[start]

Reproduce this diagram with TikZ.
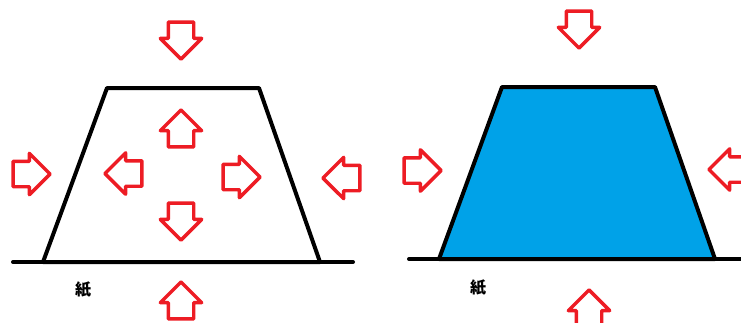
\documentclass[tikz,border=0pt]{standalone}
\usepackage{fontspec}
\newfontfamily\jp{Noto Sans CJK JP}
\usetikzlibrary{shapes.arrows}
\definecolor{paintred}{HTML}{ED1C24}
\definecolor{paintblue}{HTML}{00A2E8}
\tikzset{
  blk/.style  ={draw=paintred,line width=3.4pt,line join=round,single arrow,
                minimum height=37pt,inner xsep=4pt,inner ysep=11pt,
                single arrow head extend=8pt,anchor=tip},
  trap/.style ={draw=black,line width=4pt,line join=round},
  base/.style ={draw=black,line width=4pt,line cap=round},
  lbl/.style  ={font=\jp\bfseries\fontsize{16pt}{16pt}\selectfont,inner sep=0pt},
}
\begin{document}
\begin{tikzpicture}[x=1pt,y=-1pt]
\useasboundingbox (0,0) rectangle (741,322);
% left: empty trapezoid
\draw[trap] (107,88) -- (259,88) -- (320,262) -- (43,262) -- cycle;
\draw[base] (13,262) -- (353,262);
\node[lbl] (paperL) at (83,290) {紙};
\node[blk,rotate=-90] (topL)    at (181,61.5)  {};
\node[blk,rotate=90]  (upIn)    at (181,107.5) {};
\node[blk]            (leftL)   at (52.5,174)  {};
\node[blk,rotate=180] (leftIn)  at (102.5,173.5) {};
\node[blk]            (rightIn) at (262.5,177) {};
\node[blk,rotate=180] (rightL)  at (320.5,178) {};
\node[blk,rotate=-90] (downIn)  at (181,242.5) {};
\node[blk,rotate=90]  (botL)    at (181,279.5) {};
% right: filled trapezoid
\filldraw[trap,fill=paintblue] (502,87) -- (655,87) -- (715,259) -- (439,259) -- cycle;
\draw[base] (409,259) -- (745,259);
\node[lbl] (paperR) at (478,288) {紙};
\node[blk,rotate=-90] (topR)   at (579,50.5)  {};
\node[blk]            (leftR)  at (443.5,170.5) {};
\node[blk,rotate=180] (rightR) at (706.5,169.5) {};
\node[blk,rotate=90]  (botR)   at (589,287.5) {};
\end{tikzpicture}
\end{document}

[end]

* Given instruction *
Except for the pictures, reproduce every line exactly.

* Solved problem *
Reproduce this diagram with TikZ.
\documentclass[tikz,border=0pt]{standalone}
\usepackage{fontspec}
\newfontfamily\jp{Noto Sans CJK JP}
\usetikzlibrary{shapes.arrows}
\definecolor{paintred}{HTML}{ED1C24}
\definecolor{paintblue}{HTML}{00A2E8}
\tikzset{
  blk/.style  ={draw=paintred,line width=3.4pt,line join=round,single arrow,
                minimum height=37pt,inner xsep=4pt,inner ysep=11pt,
                single arrow head extend=8pt,anchor=tip},
  trap/.style ={draw=black,line width=4pt,line join=round},
  base/.style ={draw=black,line width=4pt,line cap=round},
  lbl/.style  ={font=\jp\bfseries\fontsize{16pt}{16pt}\selectfont,inner sep=0pt},
}
\begin{document}
\begin{tikzpicture}[x=1pt,y=-1pt]
\useasboundingbox (0,0) rectangle (741,322);
% left: empty trapezoid
\draw[trap] (107,88) -- (259,88) -- (320,262) -- (43,262) -- cycle;
\draw[base] (13,262) -- (353,262);
\node[lbl] (paperL) at (83,290) {紙};
\node[blk,rotate=-90] (topL)    at (181,61.5)  {};
\node[blk,rotate=90]  (upIn)    at (181,107.5) {};
\node[blk]            (leftL)   at (52.5,174)  {};
\node[blk,rotate=180] (leftIn)  at (102.5,173.5) {};
\node[blk]            (rightIn) at (262.5,177) {};
\node[blk,rotate=180] (rightL)  at (320.5,178) {};
\node[blk,rotate=-90] (downIn)  at (181,242.5) {};
\node[blk,rotate=90]  (botL)    at (181,279.5) {};
% right: filled trapezoid
\filldraw[trap,fill=paintblue] (502,87) -- (655,87) -- (715,259) -- (439,259) -- cycle;
\draw[base] (409,259) -- (745,259);
\node[lbl] (paperR) at (478,288) {紙};
\node[blk,rotate=-90] (topR)   at (579,50.5)  {};
\node[blk]            (leftR)  at (443.5,170.5) {};
\node[blk,rotate=180] (rightR) at (706.5,169.5) {};
\node[blk,rotate=90]  (botR)   at (589,287.5) {};
\end{tikzpicture}
\end{document}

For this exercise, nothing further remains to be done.